« La recherche, considérée comme espace de liberté et de création, ... doit rester une terre de jeu et d'aventure où s'exprime le goût du risque et de la contestation » Pierre Joliot 2
Parmi les missions fixées par le décret du 27 décembre 2002, relativement aux écoles nationales supérieures d'art, l'article 2 stipule : « la conception et la mise en oeuvre des recherches dans les différents champs artistiques » ainsi qu'à l'alinéa 3 : « la valorisation des recherches engagées par l'établissement ». Aujourd'hui nous demandons que toutes les écoles d'art ayant mêmes compétences et préparant aux mêmes diplômes, aient même statut et donc que la recherche soit inscrite à leur actif. S'il est inutile de revenir sur la légitimité de ce que le ministère a déjà avalisé et le premier ministre signé, il est encore nécessaire de montrer combien le développement de la recherche est essentiel au dynamisme des écoles, aux échanges avec les autres domaines de recherches visités par les artistes, au rayonnement de la formation artistique française à l'étranger. Un certain nombre d'écoles a déjà lancé des programmes de recherche post-diplômes à l'intention des étudiants désireux de poursuivre leur travaux en intelligence avec une équipe d'enseignants. Des DEA et des DESS sont menés conjointement par des écoles et des universités qui ont passé des accords de coopération. Afin de mettre en oeuvre le décret, cité ci-dessus, des commissions d'évaluation, dont les membres sont élus par le corps enseignant, rapportent sur les projets de recherche qui accompagnent les demandes de congé pour études et recherches de leurs pairs. Un conseil scientifique, composé majoritairement de personnel administratif a été mis en place au ministère pour traiter des questions afférant à la recherche : du contenu des appels d'offre à l'élaboration des critères d'évaluation des « rendus ». On regrette de connaître trop peu les travaux de ce conseil ; les communiqués de l'administration transitant par la voie hiérarchique ne parviennent pas toujours aux enseignants ou étudiants concernés. Donc des dispositifs existent, des projets sont menés, des pôles spécifiques de nouvelles technologiques sont créés mais ce sont encore des cas trop isolés ou mal connus qui souffrent d'un défaut de croissance dû à leur marginalité en dépit des efforts déployés. Il manque des courroies de transmission permettant de décupler les énergies déjà engagées dans le processus.

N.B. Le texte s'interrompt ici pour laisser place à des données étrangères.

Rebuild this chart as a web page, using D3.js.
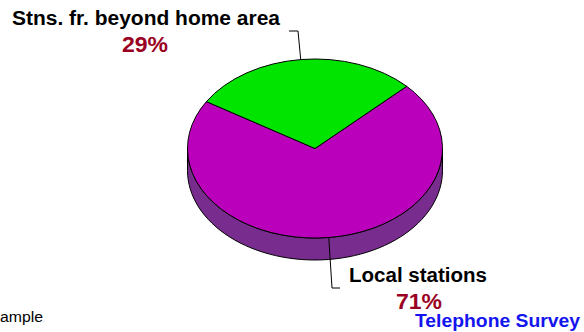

A côté de la recherche scientifique et universitaire, la recherche artistique a sa place ; la seule question est : quelle place veut-on lui donner ? Veut-on la restreindre à quelques ateliers résidences et des post-diplômes non-diplômant, faute de pouvoir se réclamer du livre 7 du code de l'éducation relatif aux établissements d'enseignement supérieur 3, ou développer une politique de recherche déjà amorcée dans les écoles, grâce à la mobilisation des enseignants et des étudiants, et faire figurer la création artistique parmi « les acteurs de la recherche » entre lesquels la coopération est déjà préfigurée dans le Projet de loi sur la recherche, présenté par Gilles de Robien et François Goulard ministre délégué à la recherche 4.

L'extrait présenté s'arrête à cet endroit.